Bishop David Oyedepo is a great and admirable man, gifted with motivation and excellence. If he asks the people to do it, they will. Even if they don’t agree with his style.It should not always be the government efforts to initiate a street cleaning weekends.
War Against Indiscipline (WAI) of the Buhari/Idiagbon regime should have been an initiative of the Church. The Church must be the one to direct order and discipline in the community.
Alas, we are the breakers. If the law says get your visa before you travel, our people will try to circumvent that by anointing their passports with oil so a visa can suddenly appear. What kind of thing is that? A magical occurrence is not truly an answered-prayer!
If the boss says do not visit your Church website while at work, our people will bind him and ask God to demote him or remove him. Shame on Christians who do these things!
God will not do what he has given man the natural ability to make happen. Rather, he makes opportunities available for man to make it happen. We are wasting time if we expect God to break his own law. God  is not a Nigerian. He will not break his own principle.

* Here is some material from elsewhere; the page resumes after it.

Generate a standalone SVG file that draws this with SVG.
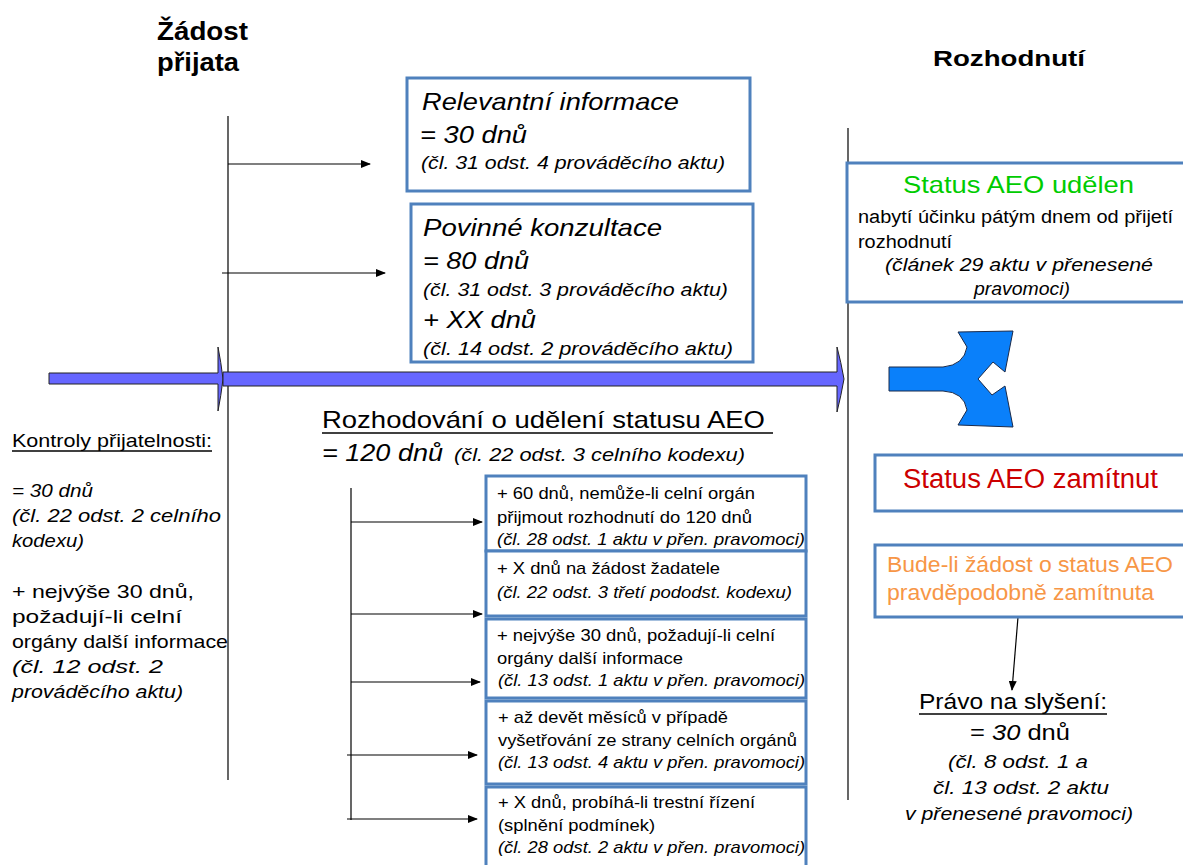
<svg xmlns="http://www.w3.org/2000/svg" width="1183" height="865" viewBox="0 0 1183 865">
<style>
text{font-family:"Liberation Sans",Arial,sans-serif;fill:#000}
.b{font-weight:bold}
.i{font-style:italic}
.box{fill:#fff;stroke:#4F81BD;stroke-width:3}
.ln{stroke:#000;stroke-width:1.2;fill:none}
.ul{stroke:#000;stroke-width:1.3}
</style>
<defs>
<marker id="ah" markerWidth="10" markerHeight="8" refX="9" refY="4" orient="auto" markerUnits="userSpaceOnUse">
<path d="M0,0 L10,4 L0,8 Z" fill="#000"/>
</marker>
</defs>
<rect width="1183" height="865" fill="#fff"/>

<g id="headings">
<text class="b" x="157" y="40" font-size="25" textLength="91" lengthAdjust="spacingAndGlyphs">Žádost</text>
<text class="b" x="157" y="71" font-size="25" textLength="82" lengthAdjust="spacingAndGlyphs">přijata</text>
<text class="b" x="933" y="66" font-size="22" textLength="152" lengthAdjust="spacingAndGlyphs">Rozhodnutí</text>
</g>

<g id="connectors">
<line class="ln" x1="228" y1="116" x2="228" y2="780"/>
<line class="ln" x1="848" y1="128" x2="848" y2="800"/>
<line class="ln" x1="228" y1="164" x2="370" y2="164" marker-end="url(#ah)"/>
<line class="ln" x1="222" y1="273" x2="385" y2="273" marker-end="url(#ah)"/>
<line class="ln" x1="351" y1="488" x2="351" y2="820" stroke="#333"/>
<line class="ln" x1="351" y1="522" x2="482" y2="522" marker-end="url(#ah)"/>
<line class="ln" x1="351" y1="614" x2="482" y2="614" marker-end="url(#ah)"/>
<line class="ln" x1="351" y1="682" x2="480" y2="682" marker-end="url(#ah)"/>
<line class="ln" x1="347" y1="755" x2="477" y2="755" marker-end="url(#ah)"/>
<line class="ln" x1="347" y1="819" x2="477" y2="819" marker-end="url(#ah)"/>
<line class="ln" x1="1018" y1="617" x2="1012" y2="690" marker-end="url(#ah)"/>
</g>

<g id="timeline">
<path d="M49,373 L218,373 L218,347 Q221,362 223,379 Q221,396 218,411 L218,384 L49,384 Z" fill="#6666FF" stroke="#222" stroke-width="1"/>
<path d="M223,372 L837,372 L837,347 Q841,362 844,379 Q841,396 837,412 L837,386 L223,386 Z" fill="#6666FF" stroke="#222" stroke-width="1"/>
</g>

<g id="fork">
<path d="M889,367 L943,367 Q964,365 967,347 L958,332 L1013,331 L1005,372 L993,362 L978,379 L992,395 L1005,386 L1013,427 L958,425 L967,410 Q964,392 943,391 L889,391 Z" fill="#0A80FA" stroke="#1a2a4a" stroke-width="1"/>
</g>

<g id="node-relevantni">
<rect class="box" x="407" y="78" width="343" height="113"/>
<text class="i" x="422" y="110" font-size="24" textLength="257" lengthAdjust="spacingAndGlyphs">Relevantní informace</text>
<text class="i" x="420" y="143" font-size="24" textLength="107" lengthAdjust="spacingAndGlyphs">= 30 dnů</text>
<text class="i" x="421" y="169" font-size="18" textLength="304" lengthAdjust="spacingAndGlyphs">(čl. 31 odst. 4 prováděcího aktu)</text>
</g>

<g id="node-konzultace">
<rect class="box" x="411" y="204" width="342" height="158"/>
<text class="i" x="423" y="236" font-size="24" textLength="239" lengthAdjust="spacingAndGlyphs">Povinné konzultace</text>
<text class="i" x="423" y="269" font-size="24" textLength="106" lengthAdjust="spacingAndGlyphs">= 80 dnů</text>
<text class="i" x="423" y="296" font-size="18" textLength="305" lengthAdjust="spacingAndGlyphs">(čl. 31 odst. 3 prováděcího aktu)</text>
<text class="i" x="423" y="328" font-size="24" textLength="113" lengthAdjust="spacingAndGlyphs">+ XX dnů</text>
<text class="i" x="423" y="355" font-size="18" textLength="310" lengthAdjust="spacingAndGlyphs">(čl. 14 odst. 2  prováděcího aktu)</text>
</g>

<g id="node-kontroly">
<text x="12" y="447" font-size="19" textLength="200" lengthAdjust="spacingAndGlyphs">Kontroly přijatelnosti:</text>
<line class="ul" x1="12" y1="451" x2="212" y2="451"/>
<text class="i" x="12" y="497" font-size="19" textLength="81" lengthAdjust="spacingAndGlyphs">= 30 dnů</text>
<text class="i" x="12" y="522" font-size="19" textLength="209" lengthAdjust="spacingAndGlyphs">(čl. 22 odst. 2 celního</text>
<text class="i" x="12" y="547" font-size="19" textLength="72" lengthAdjust="spacingAndGlyphs">kodexu)</text>
<text x="12" y="598" font-size="19" textLength="182" lengthAdjust="spacingAndGlyphs">+ nejvýše 30 dnů,</text>
<text x="12" y="623" font-size="19" textLength="170" lengthAdjust="spacingAndGlyphs">požadují-li celní</text>
<text x="12" y="648" font-size="19" textLength="216" lengthAdjust="spacingAndGlyphs">orgány další informace</text>
<text class="i" x="12" y="673" font-size="19" textLength="151" lengthAdjust="spacingAndGlyphs">(čl. 12 odst. 2</text>
<text class="i" x="12" y="698" font-size="19" textLength="171" lengthAdjust="spacingAndGlyphs">prováděcího aktu)</text>
</g>

<g id="node-rozhodovani">
<text x="322" y="428" font-size="24" textLength="443" lengthAdjust="spacingAndGlyphs">Rozhodování o udělení statusu AEO</text>
<line class="ul" x1="322" y1="433" x2="773" y2="433"/>
<text class="i" x="322" y="461" font-size="24" textLength="121" lengthAdjust="spacingAndGlyphs">= 120 dnů</text>
<text class="i" x="454" y="461" font-size="18" textLength="291" lengthAdjust="spacingAndGlyphs">(čl. 22  odst. 3 celního kodexu)</text>
</g>

<g id="node-ext1">
<rect class="box" x="486" y="476" width="320" height="75"/>
<text x="497" y="499" font-size="17" textLength="258" lengthAdjust="spacingAndGlyphs">+ 60 dnů, nemůže-li celní orgán</text>
<text x="497" y="523" font-size="17" textLength="255" lengthAdjust="spacingAndGlyphs">přijmout rozhodnutí do 120 dnů</text>
<text class="i" x="497" y="545" font-size="17" textLength="308" lengthAdjust="spacingAndGlyphs">(čl. 28 odst. 1 aktu v přen. pravomoci)</text>
</g>
<g id="node-ext2">
<rect class="box" x="486" y="551" width="320" height="65"/>
<text x="497" y="574" font-size="17" textLength="223" lengthAdjust="spacingAndGlyphs">+ X dnů na žádost žadatele</text>
<text class="i" x="497" y="598" font-size="17" textLength="295" lengthAdjust="spacingAndGlyphs">(čl. 22 odst. 3 třetí pododst. kodexu)</text>
</g>
<g id="node-ext3">
<rect class="box" x="486" y="619" width="320" height="79"/>
<text x="497" y="641" font-size="17" textLength="278" lengthAdjust="spacingAndGlyphs">+ nejvýše 30 dnů, požadují-li celní</text>
<text x="497" y="664" font-size="17" textLength="186" lengthAdjust="spacingAndGlyphs">orgány další informace</text>
<text class="i" x="498" y="686" font-size="17" textLength="307" lengthAdjust="spacingAndGlyphs">(čl. 13 odst. 1 aktu v přen. pravomoci)</text>
</g>
<g id="node-ext4">
<rect class="box" x="486" y="701" width="320" height="83"/>
<text x="498" y="723" font-size="17" textLength="230" lengthAdjust="spacingAndGlyphs">+ až devět měsíců v případě</text>
<text x="498" y="746" font-size="17" textLength="299" lengthAdjust="spacingAndGlyphs">vyšetřování ze strany celních orgánů</text>
<text class="i" x="498" y="768" font-size="17" textLength="307" lengthAdjust="spacingAndGlyphs">(čl. 13 odst. 4 aktu v přen. pravomoci)</text>
</g>
<g id="node-ext5">
<rect class="box" x="486" y="787" width="320" height="82"/>
<text x="498" y="808" font-size="17" textLength="257" lengthAdjust="spacingAndGlyphs">+ X dnů, probíhá-li trestní řízení</text>
<text x="498" y="831" font-size="17" textLength="157" lengthAdjust="spacingAndGlyphs">(splnění podmínek)</text>
<text class="i" x="498" y="853" font-size="17" textLength="307" lengthAdjust="spacingAndGlyphs">(čl. 28 odst. 2 aktu v přen. pravomoci)</text>
</g>

<g id="node-udelen">
<rect class="box" x="847" y="163" width="345" height="139"/>
<text x="903" y="193" font-size="24" style="fill:#00CC00" textLength="231" lengthAdjust="spacingAndGlyphs">Status AEO udělen</text>
<text x="858" y="223" font-size="18" textLength="315" lengthAdjust="spacingAndGlyphs">nabytí účinku pátým dnem od přijetí</text>
<text x="858" y="248" font-size="18" textLength="94" lengthAdjust="spacingAndGlyphs">rozhodnutí</text>
<text class="i" x="885" y="271" font-size="18" textLength="268" lengthAdjust="spacingAndGlyphs">(článek 29 aktu v přenesené</text>
<text class="i" x="974" y="295" font-size="18" textLength="96" lengthAdjust="spacingAndGlyphs">pravomoci)</text>
</g>

<g id="node-zamitnut">
<rect class="box" x="875" y="455" width="320" height="56"/>
<text x="903" y="488" font-size="27" style="fill:#CC0000" textLength="255" lengthAdjust="spacingAndGlyphs">Status AEO zamítnut</text>
</g>

<g id="node-bude">
<rect class="box" x="875" y="545" width="320" height="72"/>
<text x="887" y="572" font-size="22" style="fill:#F79646" textLength="286" lengthAdjust="spacingAndGlyphs">Bude-li žádost o status AEO</text>
<text x="887" y="600" font-size="22" style="fill:#F79646" textLength="267" lengthAdjust="spacingAndGlyphs">pravděpodobně zamítnuta</text>
</g>

<g id="node-pravo">
<text x="919" y="709" font-size="22" textLength="188" lengthAdjust="spacingAndGlyphs">Právo na slyšení:</text>
<line class="ul" x1="919" y1="714" x2="1107" y2="714"/>
<text x="970" y="740" font-size="22" textLength="100" lengthAdjust="spacingAndGlyphs">= <tspan class="i">30</tspan> dnů</text>
<text class="i" x="948" y="768" font-size="18" textLength="140" lengthAdjust="spacingAndGlyphs">(čl. 8  odst. 1 a</text>
<text class="i" x="933" y="794" font-size="18" textLength="176" lengthAdjust="spacingAndGlyphs">čl. 13  odst. 2 aktu</text>
<text class="i" x="905" y="820" font-size="18" textLength="228" lengthAdjust="spacingAndGlyphs">v přenesené pravomoci)</text>
</g>
</svg>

I hope that some of the spiritual leaders of Nigerian Churches will read this simple piece and get ideas. At the least, I hope that some of the members who read this will pass it on to the leadership of the Church in Nigeria.
Perhaps I am missing something. I would like to be educated. But from where I stand, I see no evidence of a major, positive societal influence of the large-sized Church in Nigeria . I hear the rhetoric, I read of the intra and inter-fighting among and between Churches and leaders. But so far, all I hear is talk. I don’t see any major,wide-reaching action.
It is not enough to be known as a land of largest Churches and greatest Preachers. We need to be known as a nation where the large Church is using her powerful influence to meet community needs.